● Data
-*-*-

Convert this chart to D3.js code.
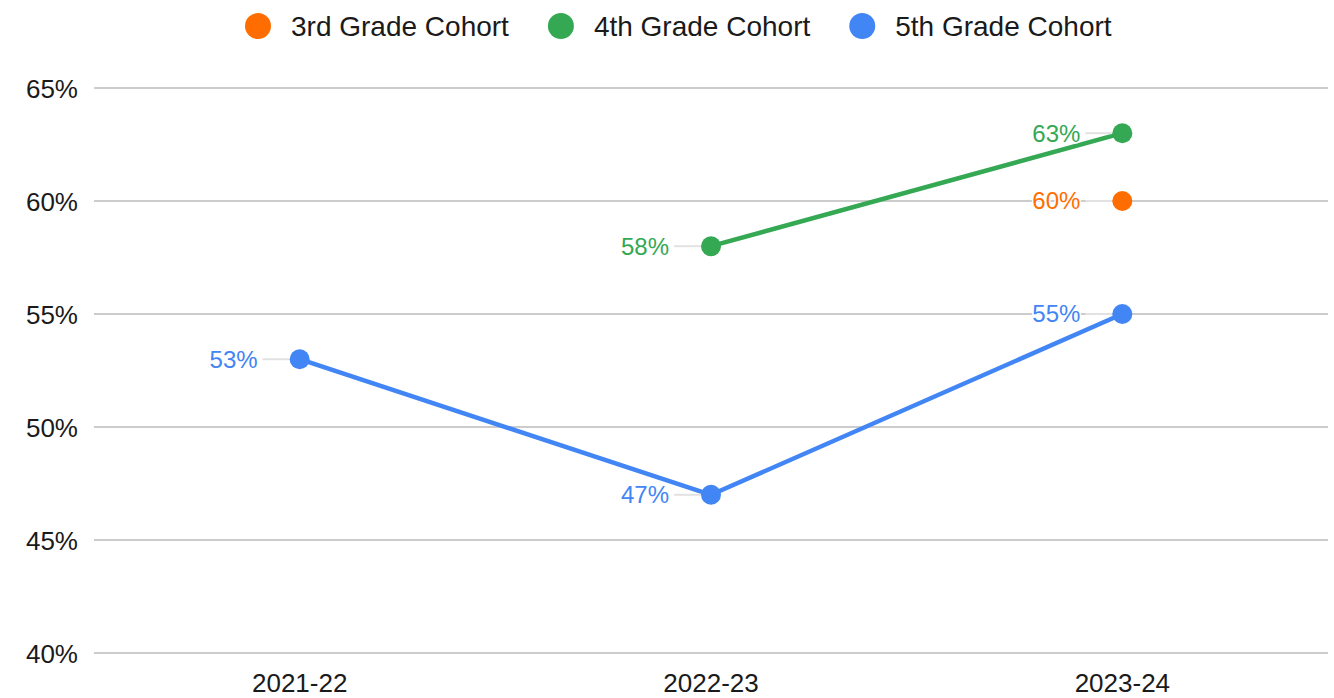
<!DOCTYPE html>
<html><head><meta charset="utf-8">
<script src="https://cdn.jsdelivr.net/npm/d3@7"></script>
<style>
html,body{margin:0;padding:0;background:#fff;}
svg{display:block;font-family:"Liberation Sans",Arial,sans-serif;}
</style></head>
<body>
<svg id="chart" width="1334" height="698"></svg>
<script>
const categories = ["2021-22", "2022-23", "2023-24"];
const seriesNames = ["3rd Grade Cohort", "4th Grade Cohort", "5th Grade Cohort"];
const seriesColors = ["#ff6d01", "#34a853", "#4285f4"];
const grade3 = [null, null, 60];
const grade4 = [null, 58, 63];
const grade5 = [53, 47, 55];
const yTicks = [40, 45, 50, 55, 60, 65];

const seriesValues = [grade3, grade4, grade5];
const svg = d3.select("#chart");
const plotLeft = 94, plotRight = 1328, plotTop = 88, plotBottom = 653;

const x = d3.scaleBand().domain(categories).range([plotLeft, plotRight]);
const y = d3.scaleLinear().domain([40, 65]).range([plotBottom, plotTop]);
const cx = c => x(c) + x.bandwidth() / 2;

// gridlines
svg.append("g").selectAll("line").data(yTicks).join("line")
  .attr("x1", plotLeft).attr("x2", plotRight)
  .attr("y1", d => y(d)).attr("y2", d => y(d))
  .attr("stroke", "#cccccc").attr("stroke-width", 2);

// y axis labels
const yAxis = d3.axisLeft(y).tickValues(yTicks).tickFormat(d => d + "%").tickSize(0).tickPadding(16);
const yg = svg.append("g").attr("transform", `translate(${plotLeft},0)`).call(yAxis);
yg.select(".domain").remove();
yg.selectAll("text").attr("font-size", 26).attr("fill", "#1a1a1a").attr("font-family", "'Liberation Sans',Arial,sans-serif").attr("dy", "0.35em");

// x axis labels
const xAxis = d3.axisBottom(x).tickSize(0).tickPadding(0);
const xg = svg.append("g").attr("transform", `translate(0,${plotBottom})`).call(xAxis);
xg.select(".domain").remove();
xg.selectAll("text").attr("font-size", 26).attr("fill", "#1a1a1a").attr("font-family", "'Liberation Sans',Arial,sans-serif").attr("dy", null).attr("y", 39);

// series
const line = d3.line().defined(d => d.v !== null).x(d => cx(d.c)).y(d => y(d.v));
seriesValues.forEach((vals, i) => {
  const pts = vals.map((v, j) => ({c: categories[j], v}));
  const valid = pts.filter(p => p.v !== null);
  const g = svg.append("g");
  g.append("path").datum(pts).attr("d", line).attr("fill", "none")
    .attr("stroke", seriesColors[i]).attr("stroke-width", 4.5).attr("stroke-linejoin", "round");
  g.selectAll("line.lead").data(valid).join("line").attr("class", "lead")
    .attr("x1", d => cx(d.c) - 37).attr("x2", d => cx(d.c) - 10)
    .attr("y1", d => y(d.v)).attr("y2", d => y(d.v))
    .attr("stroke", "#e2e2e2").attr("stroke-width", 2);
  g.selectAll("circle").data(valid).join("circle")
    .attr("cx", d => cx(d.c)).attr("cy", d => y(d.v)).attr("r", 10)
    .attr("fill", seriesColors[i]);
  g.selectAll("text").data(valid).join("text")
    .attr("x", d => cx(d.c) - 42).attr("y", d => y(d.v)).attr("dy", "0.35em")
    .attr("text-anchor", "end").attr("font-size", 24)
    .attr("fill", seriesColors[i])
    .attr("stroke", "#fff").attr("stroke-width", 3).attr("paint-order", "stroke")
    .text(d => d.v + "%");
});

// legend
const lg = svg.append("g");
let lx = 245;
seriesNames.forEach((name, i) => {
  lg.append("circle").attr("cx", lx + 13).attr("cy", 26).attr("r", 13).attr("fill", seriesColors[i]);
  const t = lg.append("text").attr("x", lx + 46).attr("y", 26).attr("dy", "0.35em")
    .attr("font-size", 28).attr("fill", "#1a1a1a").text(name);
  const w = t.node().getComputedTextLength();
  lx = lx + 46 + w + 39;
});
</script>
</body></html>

-*-*-

● The problem
Copy every line that includes the string "chart" from the material above.

● Solution for this task
Convert this chart to D3.js code.
<svg id="chart" width="1334" height="698"></svg>
const svg = d3.select("#chart");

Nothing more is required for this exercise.